Firma Airbus Helicopters zdementowała oświadczenie MON dotyczące negocjacji ws. zakupu helikopterów. – Potwierdzamy tylko, że dostaliśmy dokumenty. Nic więcej…
We wtorek 21 lutego Inspektorat Uzbrojenia MON oświadczył, że prowadzi negocjacje z trzema producentami w sprawie dostarczenia 16 śmigłowców. Na stronie internetowej Inspektoratu podano, że wśród zaproszonych są: konsorcjum w składzie PZL Sp. z o.o. oraz Sikorsky Aircraft Corporations; WSK „PZL-Świdnik” S. A.; konsorcjum w składzie Airbus Helicopters societe par actions simplifiee oraz Heli Invest Sp. z o.o. Services S. K. A. Dodatkowo w osobnym komunikacie MON użyło określenia „negocjacje”. Takiemu przedstawieniu sprawy sprzeciwiła się jedna z wymienionych firm.
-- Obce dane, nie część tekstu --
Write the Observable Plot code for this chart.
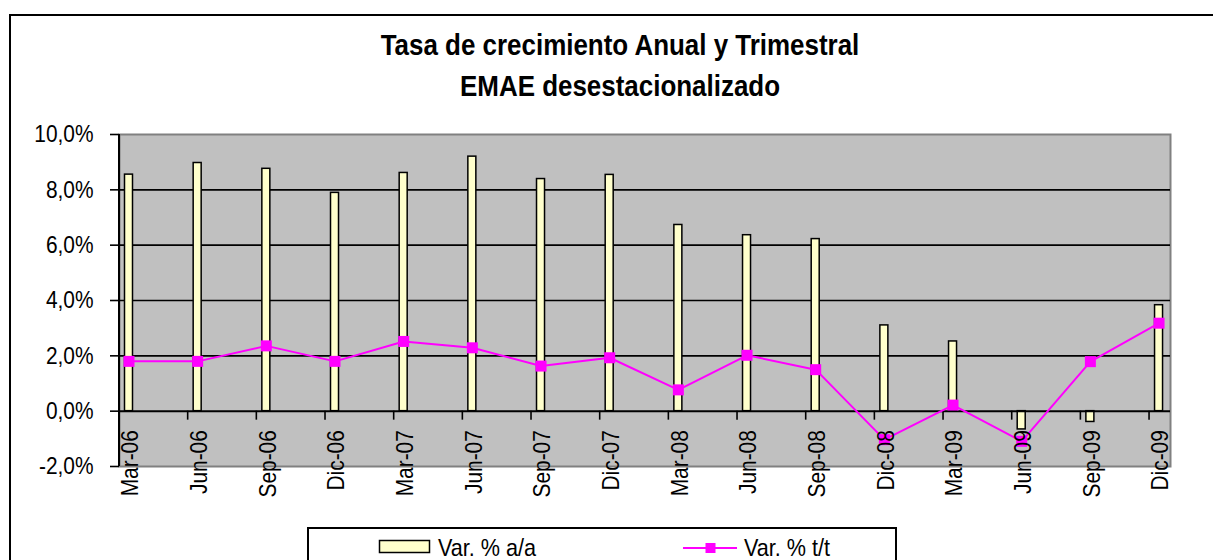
<!DOCTYPE html>
<html>
<head>
<meta charset="utf-8">
<script src="https://cdn.jsdelivr.net/npm/d3@7"></script>
<script src="https://cdn.jsdelivr.net/npm/@observablehq/plot@0.6"></script>
<style>
  html, body { margin: 0; padding: 0; background: #fff; }
  #wrap { position: relative; width: 1213px; height: 560px; overflow: hidden; background: #fff; }
  #chart { position: absolute; left: 0; top: 0; }
  #overlay { position: absolute; left: 0; top: 0; pointer-events: none; }
</style>
</head>
<body>
<div id="wrap">
  <div id="chart"></div>
  <svg id="overlay" width="1213" height="560" font-family="'Liberation Sans', Arial, sans-serif">
    <rect x="10" y="15" width="1400" height="700" fill="none" stroke="#000" stroke-width="2"/>
    <g font-weight="bold" font-size="29.5" text-anchor="middle" fill="#000">
      <text transform="translate(620,55) scale(0.88,1)">Tasa de crecimiento Anual y Trimestral</text>
      <text transform="translate(620,96) scale(0.88,1)">EMAE desestacionalizado</text>
    </g>
    <g id="legend">
      <rect x="308" y="528" width="588" height="80" fill="#fff" stroke="#000" stroke-width="2"/>
      <rect x="379.5" y="540.5" width="50" height="12" fill="#FFFFCC" stroke="#000" stroke-width="1.5"/>
      <text transform="translate(438,556) scale(0.9,1)" font-size="24" fill="#000">Var. % a/a</text>
      <line x1="683" y1="548" x2="737" y2="548" stroke="#FF00FF" stroke-width="2"/>
      <rect x="705.5" y="543" width="10" height="10" fill="#FF00FF"/>
      <text transform="translate(744,556) scale(0.9,1)" font-size="24" fill="#000">Var. % t/t</text>
    </g>
  </svg>
</div>
<script>
// ---- Data ----
const categories = ["Mar-06","Jun-06","Sep-06","Dic-06","Mar-07","Jun-07","Sep-07","Dic-07",
                    "Mar-08","Jun-08","Sep-08","Dic-08","Mar-09","Jun-09","Sep-09","Dic-09"];
// Var. % a/a (bars)
const varAnual = [8.55, 8.97, 8.76, 7.89, 8.61, 9.20, 8.39, 8.54, 6.73, 6.36, 6.22, 3.10, 2.52, -0.66, -0.39, 3.83];
// Var. % t/t (line)
const varTrim = [1.80, 1.80, 2.36, 1.80, 2.52, 2.29, 1.63, 1.93, 0.77, 2.02, 1.50, -1.03, 0.22, -1.09, 1.79, 3.18];
// Axis ticks
const yTicks = [-2, 0, 2, 4, 6, 8, 10];
const gridValues = [2, 4, 6, 8];
const zeroLine = [0];

const rows = categories.map((c, i) => ({cat: c, aa: varAnual[i], tt: varTrim[i]}));
const fmt = d => d.toFixed(1).replace(".", ",") + "%";

const step = 68.67, bw = 8;
const r0 = 124.5;
const pInner = 1 - bw / step;
const r1 = r0 + step * (categories.length - pInner);

const chart = Plot.plot({
  width: 1213,
  height: 560,
  marginLeft: 119,
  marginRight: 43,
  marginTop: 134,
  marginBottom: 94,
  style: {background: "transparent", fontFamily: "'Liberation Sans', Arial, sans-serif", fontSize: "24px", overflow: "visible"},
  x: {type: "band", domain: categories, range: [r0, r1], paddingInner: pInner, paddingOuter: 0, align: 0, round: false, axis: null},
  y: {domain: [-2, 10], axis: null},
  marks: [
    Plot.frame({fill: "#C0C0C0", stroke: "#808080", strokeWidth: 2}),
    Plot.ruleY(gridValues, {stroke: "#000", strokeWidth: 1.6}),
    Plot.barY(rows, {x: "cat", y: "aa", fill: "#FFFFCC", stroke: "#000", strokeWidth: 1.5}),
    Plot.ruleY(zeroLine, {stroke: "#000", strokeWidth: 2}),
    Plot.ruleX(categories, {x: d => d, y1: 0, y2: 0, insetBottom: -9, dx: -10, stroke: "#000", strokeWidth: 1.6}),
    Plot.ruleX(categories.slice(0, 1), {x: d => d, dx: -10, stroke: "#000", strokeWidth: 2}),
    Plot.line(rows, {x: "cat", y: "tt", stroke: "#FF00FF", strokeWidth: 2}),
    Plot.dot(rows, {x: "cat", y: "tt", symbol: "square", r: 6.2, fill: "#FF00FF", stroke: "none"}),
    Plot.text(categories, {x: d => d, y: 0, text: d => d, rotate: -90, textAnchor: "end", dy: 19, dx: 1.5, fontSize: 24, fill: "#000"}),
    Plot.axisY({ticks: yTicks, tickFormat: fmt, tickSize: 9, tickPadding: 17, fontSize: 24, strokeWidth: 1.6, label: null})
  ]
});
// Slightly condensed lettering, as in the original spreadsheet chart
d3.select(chart).selectAll("text").each(function () {
  const t = this.getAttribute("transform") || "";
  this.setAttribute("transform", (t + " scale(0.87,1)").trim());
});
document.getElementById("chart").appendChild(chart);
</script>
</body>
</html>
– To, że analizujemy zaproszenie polskiego rządu do przetargu, nie znaczy jeszcze, że weźmiemy w nim udział – zaznaczył w rozmowie z RMF FM rzecznik Airbus Helicopters Guillaume Steuer. W osobnym oświadczeniu doprecyzował stanowisko spółki. – Dzisiaj potwierdzamy tylko, że dostaliśmy odpowiednie dokumenty, analizujemy je, badamy sytuacje i generalnie jesteśmy zawsze gotowi brać udział w konkursach otwartych i opartych na przejrzystych regułach — ale na razie absolutnie nic więcej. Do tego podkreślamy, że podtrzymujemy nasze prawo do roszczeń w związku z zamknięciem przez polskie ministerstwo obrony poprzedniego przetargu – tłumaczył.